This will depend on details, such as: if you double someone’s lifespan, have you effectively increased their middle age, or their old age?
If it’s all middle age, then it will be in the interest of our overlords to make us live longer, so that we can be longer productive. The salaries would probably go down, because now you have more time to pay your mortgage (and you are competing on the market with other people who also have more time to pay their mortgages). Also, no one is impressed with your 30 years of experience in given industry, because that’s an average among your competitors.
Education will take longer, because other people will signal their qualities by taking more loans (they now have more time to pay back) and staying at school longer. Mere PhD will only get you a job flipping hamburgers at McDonald.

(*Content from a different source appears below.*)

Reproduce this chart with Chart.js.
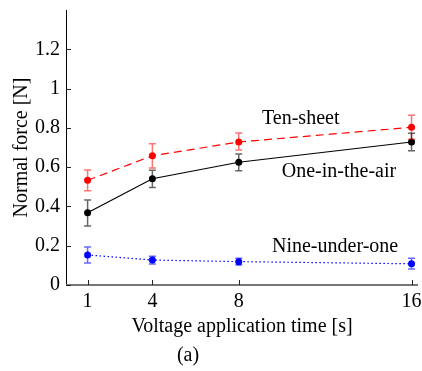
<!DOCTYPE html>
<html>
<head>
<meta charset="utf-8">
<script src="https://cdn.jsdelivr.net/npm/chart.js@4"></script>
<style>
  html, body { margin: 0; padding: 0; background: #fff; }
  #wrap { width: 422px; height: 371px; }
</style>
</head>
<body>
<div id="wrap"><canvas id="myChart" width="422" height="371"></canvas></div>
<script>
// data
const times = [1, 4, 8, 16];
const yTicks = [0, 0.2, 0.4, 0.6, 0.8, 1, 1.2];

const tenSheet = [0.533, 0.658, 0.728, 0.803];
const tenSheetLo = [0.480, 0.596, 0.687, 0.742];
const tenSheetHi = [0.586, 0.719, 0.774, 0.864];

const oneInAir = [0.368, 0.541, 0.625, 0.728];
const oneInAirLo = [0.300, 0.497, 0.582, 0.684];
const oneInAirHi = [0.433, 0.584, 0.667, 0.772];

const nineUnder = [0.153, 0.127, 0.119, 0.108];
const nineUnderLo = [0.112, 0.107, 0.102, 0.081];
const nineUnderHi = [0.193, 0.147, 0.136, 0.136];

// text labels next to the curves: [text, x, y]
const curveLabels = [
    ['Ten-sheet', 10.87, 0.845],
    ['One-in-the-air', 12.64, 0.575],
    ['Nine-under-one', 12.46, 0.193]
];

const FONT = "'Liberation Serif', 'DejaVu Serif', serif";

function pts(vals) {
    return times.map((t, i) => ({x: t, y: vals[i]}));
}

// error bars, inward ticks, labels, caption
const extras = {
    id: 'extras',
    afterDatasetsDraw(chart) {
        const c = chart.ctx;
        const xs = chart.scales.x, ys = chart.scales.y;
        const area = chart.chartArea;
        const bars = [
            [tenSheetLo, tenSheetHi, 'rgba(255,0,0,0.55)'],
            [oneInAirLo, oneInAirHi, 'rgba(0,0,0,0.6)'],
            [nineUnderLo, nineUnderHi, 'rgba(0,0,255,0.6)']
        ];
        c.save();
        bars.forEach(b => {
            c.strokeStyle = b[2];
            c.lineWidth = 1.5;
            times.forEach((t, i) => {
                const px = xs.getPixelForValue(t);
                const y1 = ys.getPixelForValue(b[0][i]);
                const y2 = ys.getPixelForValue(b[1][i]);
                c.beginPath();
                c.moveTo(px, y1); c.lineTo(px, y2);
                c.moveTo(px - 3.5, y1); c.lineTo(px + 3.5, y1);
                c.moveTo(px - 3.5, y2); c.lineTo(px + 3.5, y2);
                c.stroke();
            });
        });

        // axes
        c.strokeStyle = '#000';
        c.lineWidth = 1;
        c.beginPath();
        c.moveTo(area.left + 0.5, area.top);
        c.lineTo(area.left + 0.5, area.bottom);
        c.stroke();
        c.strokeStyle = '#777';
        c.lineWidth = 2;
        c.beginPath();
        c.moveTo(area.left, area.bottom);
        c.lineTo(area.right, area.bottom);
        c.stroke();

        // inward ticks
        c.strokeStyle = '#222';
        c.lineWidth = 1;
        c.beginPath();
        yTicks.forEach(v => {
            const py = Math.round(ys.getPixelForValue(v)) + 0.5;
            c.moveTo(area.left, py); c.lineTo(area.left + 5, py);
        });
        times.forEach(t => {
            const px = Math.round(xs.getPixelForValue(t)) + 0.5;
            c.moveTo(px, area.bottom); c.lineTo(px, area.bottom - 5);
        });
        c.stroke();

        c.fillStyle = '#000';
        c.font = '20px ' + FONT;
        c.textAlign = 'center';
        c.textBaseline = 'middle';
        curveLabels.forEach(l => {
            c.fillText(l[0], xs.getPixelForValue(l[1]), ys.getPixelForValue(l[2]));
        });
        c.fillText('(a)', 188, 356);
        c.restore();
    }
};

const ctx = document.getElementById('myChart').getContext('2d');
const myChart = new Chart(ctx, {
    type: 'line',
    data: {
        datasets: [{
            label: 'Ten-sheet',
            data: pts(tenSheet),
            borderColor: '#ff0000',
            backgroundColor: '#ff0000',
            borderWidth: 1.2,
            borderDash: [8, 5],
            pointRadius: 3.5,
            pointBorderWidth: 0
        }, {
            label: 'One-in-the-air',
            data: pts(oneInAir),
            borderColor: '#000000',
            backgroundColor: '#000000',
            borderWidth: 1.2,
            pointRadius: 3.5,
            pointBorderWidth: 0
        }, {
            label: 'Nine-under-one',
            data: pts(nineUnder),
            borderColor: '#0000ff',
            backgroundColor: '#0000ff',
            borderWidth: 1.2,
            borderDash: [1.5, 2.5],
            pointRadius: 3.5,
            pointBorderWidth: 0
        }]
    },
    options: {
        responsive: false,
        animation: false,
        layout: {padding: {left: 0, right: 0, top: 10, bottom: 32}},
        plugins: {legend: {display: false}, tooltip: {enabled: false}},
        scales: {
            x: {
                type: 'linear',
                min: 0,
                max: 16.3,
                afterBuildTicks: (s) => { s.ticks = times.map(v => ({value: v})); },
                afterFit: (s) => { s.height = 54; s.paddingLeft = 0; s.paddingRight = 0; },
                grid: {display: false, drawTicks: false},
                border: {display: false},
                ticks: {color: '#000', padding: 5, maxRotation: 0, font: {family: FONT, size: 20},
                        callback: (v) => String(v)},
                title: {display: true, text: 'Voltage application time [s]', color: '#000',
                        padding: {top: 0, bottom: 0}, font: {family: FONT, size: 20}}
            },
            y: {
                min: 0,
                max: 1.4,
                afterBuildTicks: (s) => { s.ticks = yTicks.map(v => ({value: v})); },
                afterFit: (s) => { s.width = 66; s.paddingTop = 0; s.paddingBottom = 0; },
                grid: {display: false, drawTicks: false},
                border: {display: false},
                ticks: {color: '#000', padding: 6, font: {family: FONT, size: 20},
                        callback: (v) => String(v)},
                title: {display: true, text: 'Normal force [N]', color: '#000',
                        padding: {top: 10, bottom: 0}, font: {family: FONT, size: 20}}
            }
        }
    },
    plugins: [extras]
});
</script>
</body>
</html>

Death of society’s “old guard” may be serving a useful purpose by destroying calcified institutions and ideas, allowing better ones to bloom.
Somehow I expect this reasoning will only be applied selectively to the poor. (Yes, that includes the middle class.)
In summary, I expect the society will support those forms of anti-aging that prolong the productive years. Which is not bad, because that means more years with health. Just don’t expect that you will be the one who benefits most from your longer life; you will spend most of the extra time in the workplace, working more and receiving less. Enjoy your college, though, those will be the best 30 years of your life!
Agreed on all counts. Although I doubt it’ll be anything like “30 years of college plus a really long career,” given how quickly whole industries and career paths rise and fall these days. We’ll have to collectively get on board with life plans consisting of some kind of alternating periods of work and education, or maybe shorter worker hours per year with continuous education for skill gains.
Right now, over time we gain skills and become more valuable (but also more expensive) employees. An indefinitely lifespan would increase that, but how much depends on how long our oldest skills are still valuable. I imagine much of what made a 1950s new employee very valuable in the 1970′s as an experienced employee would be much less useful (or even detrimental) in the 2040s in many lines of work.
About the old guard: one of the reasons this is such an issue today is because wealth increases with age and, in wealthy families, across generations. An indefinite lifespan could basically eliminate inheritance as a thing, and rich people *do* still want their own children to succeed and have opportunities, so what will happen there? And if people don’t need to retire, but still become wealthier with age, then capital accumulation could go way up, and that might finally shift real returns on capital down from their 4-5% historical rate (which, and I think I first saw this pointed out somewhere on this site, just so happens to correspond to an economic doubling time of ~14-18 years, aka one generation).
This will depend on details, such as: if you double someone’s lifespan, have you effectively increased their middle age, or their old age?
If it’s all middle age, then it will be in the interest of our overlords to make us live longer, so that we can be longer productive. The salaries would probably go down, because now you have more time to pay your mortgage (and you are competing on the market with other people who also have more time to pay their mortgages). Also, no one is impressed with your 30 years of experience in given industry, because that’s an average among your competitors.
Education will take longer, because other people will signal their qualities by taking more loans (they now have more time to pay back) and staying at school longer. Mere PhD will only get you a job flipping hamburgers at McDonald.
Somehow I expect this reasoning will only be applied selectively to the poor. (Yes, that includes the middle class.)
In summary, I expect the society will support those forms of anti-aging that prolong the productive years. Which is not bad, because that means more years with health. Just don’t expect that you will be the one who benefits most from your longer life; you will spend most of the extra time in the workplace, working more and receiving less. Enjoy your college, though, those will be the best 30 years of your life!
Agreed on all counts. Although I doubt it’ll be anything like “30 years of college plus a really long career,” given how quickly whole industries and career paths rise and fall these days. We’ll have to collectively get on board with life plans consisting of some kind of alternating periods of work and education, or maybe shorter worker hours per year with continuous education for skill gains.
Right now, over time we gain skills and become more valuable (but also more expensive) employees. An indefinitely lifespan would increase that, but how much depends on how long our oldest skills are still valuable. I imagine much of what made a 1950s new employee very valuable in the 1970′s as an experienced employee would be much less useful (or even detrimental) in the 2040s in many lines of work.
About the old guard: one of the reasons this is such an issue today is because wealth increases with age and, in wealthy families, across generations. An indefinite lifespan could basically eliminate inheritance as a thing, and rich people *do* still want their own children to succeed and have opportunities, so what will happen there? And if people don’t need to retire, but still become wealthier with age, then capital accumulation could go way up, and that might finally shift real returns on capital down from their 4-5% historical rate (which, and I think I first saw this pointed out somewhere on this site, just so happens to correspond to an economic doubling time of ~14-18 years, aka one generation).